_What the task requires_
Leave out the pictures and set down exactly the lines from the start of the listing through the one with "0.192, 0.173, 0.208, 0.011, 0.109, 0.130, 0.099, 0.224]", both included.

_Data provided_
□ □ □ □ □

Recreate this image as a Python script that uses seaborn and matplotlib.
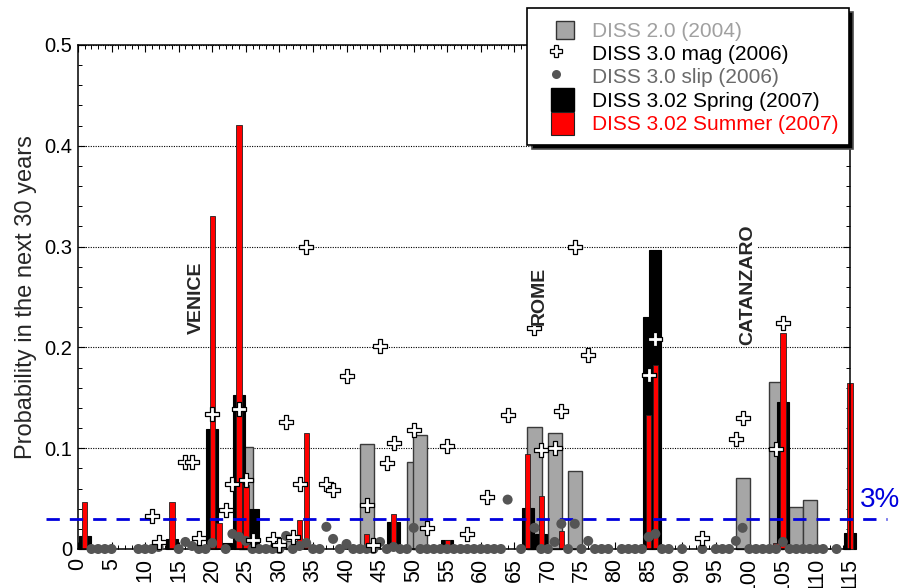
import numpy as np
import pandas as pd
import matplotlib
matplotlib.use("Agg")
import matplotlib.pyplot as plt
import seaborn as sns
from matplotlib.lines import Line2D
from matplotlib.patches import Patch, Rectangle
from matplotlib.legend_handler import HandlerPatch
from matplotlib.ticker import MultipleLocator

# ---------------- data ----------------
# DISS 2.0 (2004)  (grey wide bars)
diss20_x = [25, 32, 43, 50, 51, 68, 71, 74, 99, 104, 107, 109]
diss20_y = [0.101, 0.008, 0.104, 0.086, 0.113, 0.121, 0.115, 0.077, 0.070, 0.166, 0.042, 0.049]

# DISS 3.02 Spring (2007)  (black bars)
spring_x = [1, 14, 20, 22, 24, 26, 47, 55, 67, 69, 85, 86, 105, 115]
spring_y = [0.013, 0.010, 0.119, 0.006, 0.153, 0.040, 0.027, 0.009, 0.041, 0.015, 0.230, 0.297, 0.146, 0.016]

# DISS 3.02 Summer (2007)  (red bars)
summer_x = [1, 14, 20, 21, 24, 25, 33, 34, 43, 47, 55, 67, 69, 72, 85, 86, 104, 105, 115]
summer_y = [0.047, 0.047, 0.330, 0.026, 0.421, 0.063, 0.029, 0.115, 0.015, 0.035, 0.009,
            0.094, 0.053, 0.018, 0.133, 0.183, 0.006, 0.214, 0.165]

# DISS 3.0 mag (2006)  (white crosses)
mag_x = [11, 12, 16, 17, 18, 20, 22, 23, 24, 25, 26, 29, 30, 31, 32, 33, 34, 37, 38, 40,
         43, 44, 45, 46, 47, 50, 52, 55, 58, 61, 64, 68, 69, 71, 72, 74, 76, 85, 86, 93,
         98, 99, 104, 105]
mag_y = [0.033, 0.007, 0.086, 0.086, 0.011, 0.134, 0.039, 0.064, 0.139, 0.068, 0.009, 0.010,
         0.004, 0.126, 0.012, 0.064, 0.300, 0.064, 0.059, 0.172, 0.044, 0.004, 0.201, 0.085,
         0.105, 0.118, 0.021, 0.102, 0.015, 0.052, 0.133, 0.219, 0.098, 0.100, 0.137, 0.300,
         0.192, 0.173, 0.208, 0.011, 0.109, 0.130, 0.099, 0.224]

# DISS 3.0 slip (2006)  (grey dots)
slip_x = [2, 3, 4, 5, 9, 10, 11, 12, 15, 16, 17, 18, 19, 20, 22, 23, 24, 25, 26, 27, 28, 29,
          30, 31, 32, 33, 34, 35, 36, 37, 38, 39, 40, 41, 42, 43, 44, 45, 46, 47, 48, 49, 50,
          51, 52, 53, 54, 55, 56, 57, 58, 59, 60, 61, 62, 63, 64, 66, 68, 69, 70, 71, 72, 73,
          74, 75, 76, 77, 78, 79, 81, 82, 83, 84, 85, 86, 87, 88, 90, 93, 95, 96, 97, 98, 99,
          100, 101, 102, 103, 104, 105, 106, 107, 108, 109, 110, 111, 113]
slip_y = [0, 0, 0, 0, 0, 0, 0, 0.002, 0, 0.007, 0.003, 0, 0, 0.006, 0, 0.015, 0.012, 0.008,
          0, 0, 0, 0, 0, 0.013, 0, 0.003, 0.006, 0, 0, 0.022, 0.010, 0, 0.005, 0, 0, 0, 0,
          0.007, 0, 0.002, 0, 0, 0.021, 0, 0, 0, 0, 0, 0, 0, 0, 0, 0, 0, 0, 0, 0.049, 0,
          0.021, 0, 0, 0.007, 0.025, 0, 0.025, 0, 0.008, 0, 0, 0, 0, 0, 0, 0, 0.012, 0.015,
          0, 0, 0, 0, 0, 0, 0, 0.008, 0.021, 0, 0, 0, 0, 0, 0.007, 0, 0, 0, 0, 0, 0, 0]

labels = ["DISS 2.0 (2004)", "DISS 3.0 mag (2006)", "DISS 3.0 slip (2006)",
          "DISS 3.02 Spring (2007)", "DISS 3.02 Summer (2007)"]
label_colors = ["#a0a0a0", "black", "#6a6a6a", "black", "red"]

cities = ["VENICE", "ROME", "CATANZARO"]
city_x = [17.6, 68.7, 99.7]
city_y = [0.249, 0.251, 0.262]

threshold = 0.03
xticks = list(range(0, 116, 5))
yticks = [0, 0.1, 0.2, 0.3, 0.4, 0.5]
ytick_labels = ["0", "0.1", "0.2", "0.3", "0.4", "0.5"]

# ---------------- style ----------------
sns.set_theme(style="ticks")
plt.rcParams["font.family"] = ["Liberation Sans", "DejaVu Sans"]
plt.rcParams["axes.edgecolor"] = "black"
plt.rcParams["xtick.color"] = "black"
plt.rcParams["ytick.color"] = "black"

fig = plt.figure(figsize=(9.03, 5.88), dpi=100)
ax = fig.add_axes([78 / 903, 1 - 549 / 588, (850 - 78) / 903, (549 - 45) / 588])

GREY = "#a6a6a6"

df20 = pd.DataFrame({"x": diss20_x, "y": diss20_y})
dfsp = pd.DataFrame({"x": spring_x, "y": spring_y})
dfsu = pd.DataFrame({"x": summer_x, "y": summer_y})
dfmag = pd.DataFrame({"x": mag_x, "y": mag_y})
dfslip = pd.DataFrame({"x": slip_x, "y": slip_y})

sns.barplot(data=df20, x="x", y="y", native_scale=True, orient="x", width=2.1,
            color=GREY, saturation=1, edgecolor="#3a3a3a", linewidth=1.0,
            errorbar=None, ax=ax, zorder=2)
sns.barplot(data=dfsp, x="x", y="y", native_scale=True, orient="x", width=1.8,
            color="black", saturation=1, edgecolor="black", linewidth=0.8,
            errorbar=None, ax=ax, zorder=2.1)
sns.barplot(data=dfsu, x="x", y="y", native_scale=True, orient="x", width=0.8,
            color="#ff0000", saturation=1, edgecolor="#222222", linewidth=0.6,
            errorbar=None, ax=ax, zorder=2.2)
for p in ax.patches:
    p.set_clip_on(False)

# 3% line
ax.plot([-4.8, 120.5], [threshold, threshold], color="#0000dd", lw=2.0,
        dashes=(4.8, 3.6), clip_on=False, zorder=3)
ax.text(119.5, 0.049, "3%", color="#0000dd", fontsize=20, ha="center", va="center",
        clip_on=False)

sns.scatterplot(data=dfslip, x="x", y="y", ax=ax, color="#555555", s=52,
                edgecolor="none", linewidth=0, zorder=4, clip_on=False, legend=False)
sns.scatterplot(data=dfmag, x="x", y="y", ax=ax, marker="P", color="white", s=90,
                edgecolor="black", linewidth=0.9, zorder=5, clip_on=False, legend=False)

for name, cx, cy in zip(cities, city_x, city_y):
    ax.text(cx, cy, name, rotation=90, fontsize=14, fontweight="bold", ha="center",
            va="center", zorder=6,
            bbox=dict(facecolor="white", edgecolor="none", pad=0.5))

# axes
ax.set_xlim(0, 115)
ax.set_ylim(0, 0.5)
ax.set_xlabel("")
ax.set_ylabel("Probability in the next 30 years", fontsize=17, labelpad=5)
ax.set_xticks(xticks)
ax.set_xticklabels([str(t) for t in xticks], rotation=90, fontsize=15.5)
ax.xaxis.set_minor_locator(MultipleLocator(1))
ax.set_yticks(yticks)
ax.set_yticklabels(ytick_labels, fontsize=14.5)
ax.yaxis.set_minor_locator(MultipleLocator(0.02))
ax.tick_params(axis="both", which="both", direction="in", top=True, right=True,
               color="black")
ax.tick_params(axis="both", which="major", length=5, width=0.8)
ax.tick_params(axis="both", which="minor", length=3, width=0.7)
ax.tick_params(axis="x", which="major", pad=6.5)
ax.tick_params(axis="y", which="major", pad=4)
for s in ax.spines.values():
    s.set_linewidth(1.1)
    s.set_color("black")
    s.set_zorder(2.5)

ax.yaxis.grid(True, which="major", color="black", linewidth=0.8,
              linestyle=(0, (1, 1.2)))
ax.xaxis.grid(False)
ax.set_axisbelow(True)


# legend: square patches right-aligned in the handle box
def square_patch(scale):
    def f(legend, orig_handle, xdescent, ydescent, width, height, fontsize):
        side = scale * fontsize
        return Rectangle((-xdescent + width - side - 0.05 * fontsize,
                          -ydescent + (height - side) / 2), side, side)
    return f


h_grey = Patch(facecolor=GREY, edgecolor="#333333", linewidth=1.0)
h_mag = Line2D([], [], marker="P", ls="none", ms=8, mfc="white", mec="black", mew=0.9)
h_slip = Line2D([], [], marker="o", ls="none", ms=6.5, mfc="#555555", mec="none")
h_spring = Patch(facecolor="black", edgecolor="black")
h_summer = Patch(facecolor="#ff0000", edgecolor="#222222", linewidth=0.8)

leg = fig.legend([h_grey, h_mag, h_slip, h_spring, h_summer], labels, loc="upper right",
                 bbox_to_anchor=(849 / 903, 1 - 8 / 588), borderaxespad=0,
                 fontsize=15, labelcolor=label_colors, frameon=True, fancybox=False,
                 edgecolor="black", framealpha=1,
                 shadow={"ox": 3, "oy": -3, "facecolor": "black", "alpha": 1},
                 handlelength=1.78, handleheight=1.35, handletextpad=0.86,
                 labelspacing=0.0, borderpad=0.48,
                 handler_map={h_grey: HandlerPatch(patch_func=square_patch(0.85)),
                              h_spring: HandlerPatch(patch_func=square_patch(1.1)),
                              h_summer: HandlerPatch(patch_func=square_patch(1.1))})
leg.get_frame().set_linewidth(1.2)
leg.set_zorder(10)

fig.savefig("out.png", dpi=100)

□ □ □ □ □

_Answer below_
Recreate this image as a Python script that uses seaborn and matplotlib.
import numpy as np
import pandas as pd
import matplotlib
matplotlib.use("Agg")
import matplotlib.pyplot as plt
import seaborn as sns
from matplotlib.lines import Line2D
from matplotlib.patches import Patch, Rectangle
from matplotlib.legend_handler import HandlerPatch
from matplotlib.ticker import MultipleLocator

# ---------------- data ----------------
# DISS 2.0 (2004)  (grey wide bars)
diss20_x = [25, 32, 43, 50, 51, 68, 71, 74, 99, 104, 107, 109]
diss20_y = [0.101, 0.008, 0.104, 0.086, 0.113, 0.121, 0.115, 0.077, 0.070, 0.166, 0.042, 0.049]

# DISS 3.02 Spring (2007)  (black bars)
spring_x = [1, 14, 20, 22, 24, 26, 47, 55, 67, 69, 85, 86, 105, 115]
spring_y = [0.013, 0.010, 0.119, 0.006, 0.153, 0.040, 0.027, 0.009, 0.041, 0.015, 0.230, 0.297, 0.146, 0.016]

# DISS 3.02 Summer (2007)  (red bars)
summer_x = [1, 14, 20, 21, 24, 25, 33, 34, 43, 47, 55, 67, 69, 72, 85, 86, 104, 105, 115]
summer_y = [0.047, 0.047, 0.330, 0.026, 0.421, 0.063, 0.029, 0.115, 0.015, 0.035, 0.009,
            0.094, 0.053, 0.018, 0.133, 0.183, 0.006, 0.214, 0.165]

# DISS 3.0 mag (2006)  (white crosses)
mag_x = [11, 12, 16, 17, 18, 20, 22, 23, 24, 25, 26, 29, 30, 31, 32, 33, 34, 37, 38, 40,
         43, 44, 45, 46, 47, 50, 52, 55, 58, 61, 64, 68, 69, 71, 72, 74, 76, 85, 86, 93,
         98, 99, 104, 105]
mag_y = [0.033, 0.007, 0.086, 0.086, 0.011, 0.134, 0.039, 0.064, 0.139, 0.068, 0.009, 0.010,
         0.004, 0.126, 0.012, 0.064, 0.300, 0.064, 0.059, 0.172, 0.044, 0.004, 0.201, 0.085,
         0.105, 0.118, 0.021, 0.102, 0.015, 0.052, 0.133, 0.219, 0.098, 0.100, 0.137, 0.300,
         0.192, 0.173, 0.208, 0.011, 0.109, 0.130, 0.099, 0.224]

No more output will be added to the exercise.